I'm on a medication to treat depression: lamotrigine, which tends to be used on bipolar patients.

I've been on it for a year and a half after having resisted drugs for years.

I don't feel like myself anymore. I mean, the changes are good--I'm more functional, less tearful, less suicidal. But my memory is bad, and I feel like my emotions are being "controlled" in a way I don't like.

Of course I'm grateful that I'm more productive than I've ever been, andmore importantlyI'm less an-again-off-again mother. But on the other hand my old self was my "real" self and I'm beginning to resent the medications.

I know that for most people, especially those with PND, drugs bring them back to their 'real' self, but for me it feels the opposite. Anyone else?

OP posts:
littlewoman · 09/07/2008 10:45

AD's make me very calm, which is not an integral part of my real personality. I am naturally hyper, which is linked to anxiety, and a desire to please and be liked.

What parts of your 'real' personality do you feel are missing, Neighbour?

neighbour · 09/07/2008 11:54

Thanks for your response, lw.

I used to feel things with a lot of intensity. Often it was horrible, because it was like every moment was freeze-framed, and I could almost "see" loss as it was happening. I know I was quite ill: often had to duck into loos to have a cry, or fell apart at my kids' plays and concerts and so forth. I mean: it was not a realistic way to live, or to be a mother, and I found it almost impossible to sustain that level of emotion on a constant basis, and was always trying to think of ways out of it.

But on the other hand I miss it. It helped my work. I haven't lost my creativity, and if anything i work more now than I ever did, but it's different. Nowadays I see something and it doesn't make me cry, and I can't understand why it doesn't, but I don't feel relieved that it doesn't. I don't have that feeling that others have on ADs who say things like "Suddenly the fog lifted and everything was clear again."
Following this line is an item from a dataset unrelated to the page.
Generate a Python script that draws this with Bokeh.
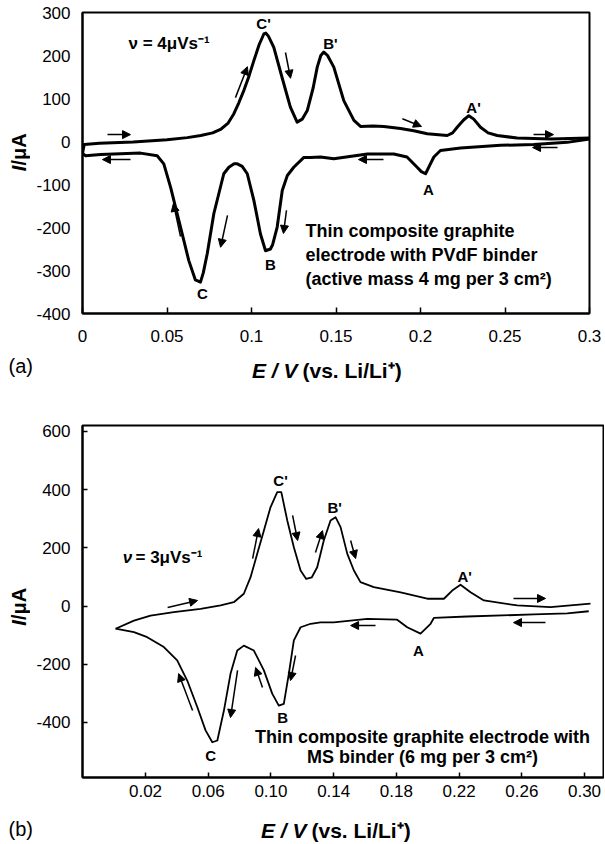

But as for you: it makes total sense that ADs make you a more authentic version of you, given what you said.

OP posts:
Acinonyx · 09/07/2008 12:23

I have been on mood stablisers and ADs for depression/rapid cycling bipolar and felt jsut as you describe. It's a judgement call between functioning well as the old self or better as the new self. I think a lot of us have a personal benchmark - and when things get below a certain level of functioning/tolerence then we opt for the 'improved' self. But you're right - it's not the same, and I have read that many people treated for BP feel like that.